Abstract

During a 10-week classroom-based study in a school in western Canada, 17 Kindergarten children had multiple opportunities to learn about how elements of visual art, design and layout in picturebook artwork are fundamental to meaning-making when transacting with this format of literature. Student application of learning about the concepts under study was explored when the children viewed and discussed wordless or almost wordless picturebooks, and when they created their own artwork or visual compositions. Findings from the content analysis of the Kindergarten children’s visual narrative compositions and individual interviews revealed their understanding of how colour, point of view, framing, line to show action, line to show emotion and implied line can be used purposefully by sign-makers to represent particular meanings. Furthermore, application of Halliday’s metafunctions conceptual framework to analyze three focus students’ visual narrative compositions revealed how their semiotic work concomitantly realized the ideational, interpersonal and textual metafunctions.
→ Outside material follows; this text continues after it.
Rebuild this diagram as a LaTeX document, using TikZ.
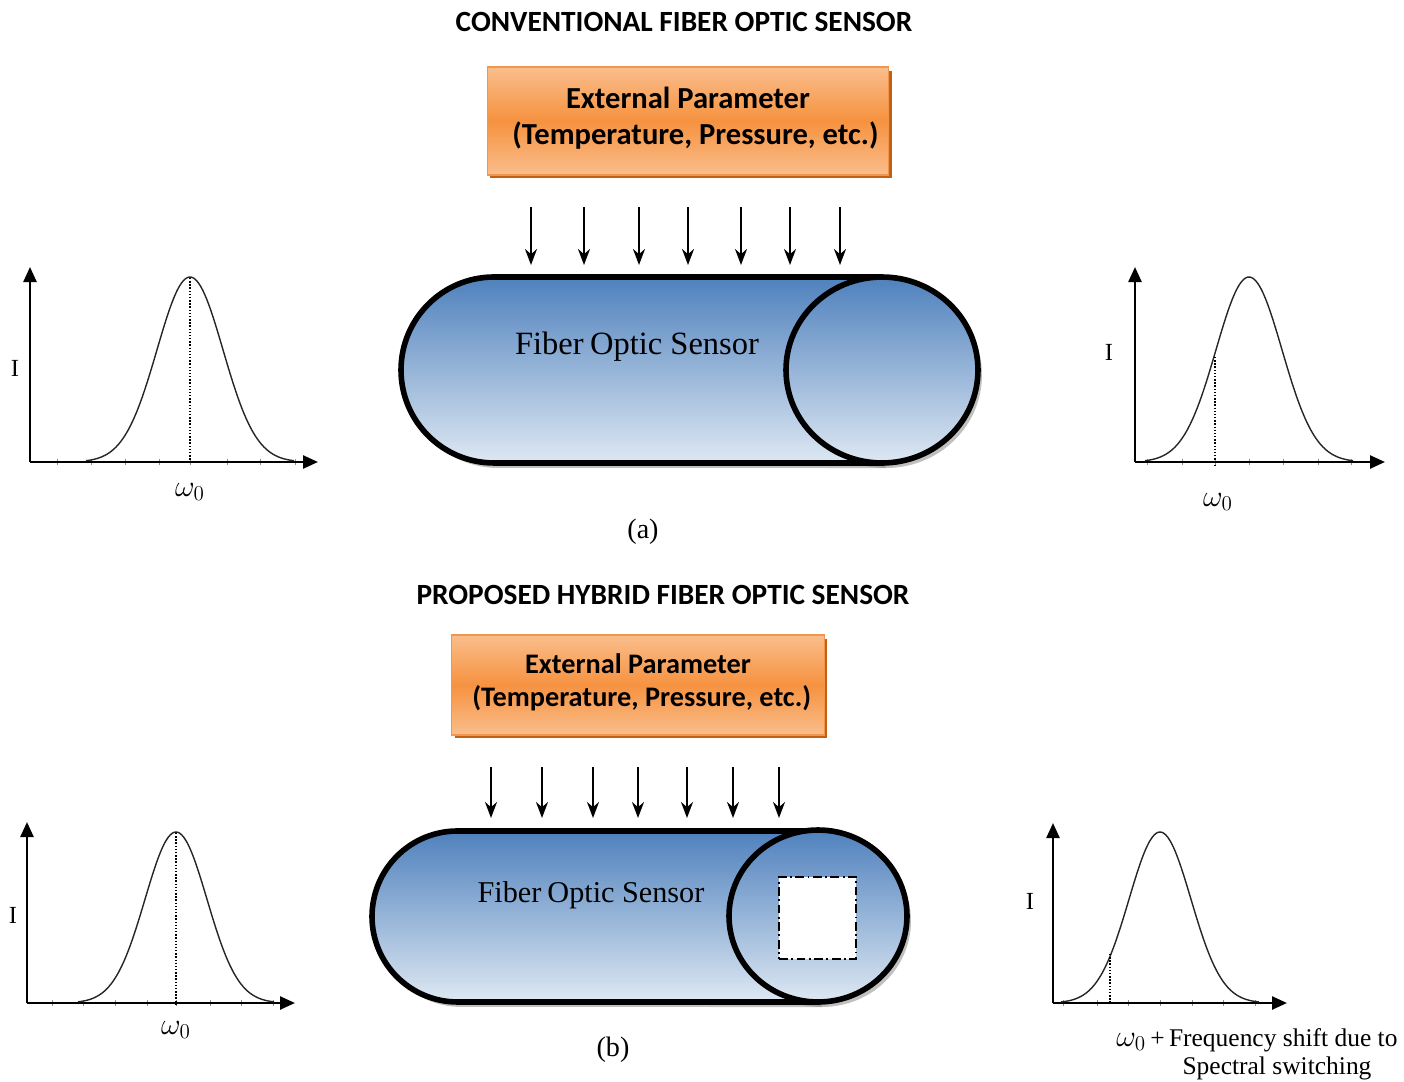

Consistent with the tenets of social semiotics and sociocultural theory, the descriptions of the instructional procedures and student activities convey how the practices in the classroom shaped the students’ visual narrative compositions. The findings enrich understanding of how young children’s knowledge of various semiotic resources can enhance their understanding and interpretations of the kinds of communicative functions realized or fulfilled by various meaning-making resources, and can inform the design of their visual compositions.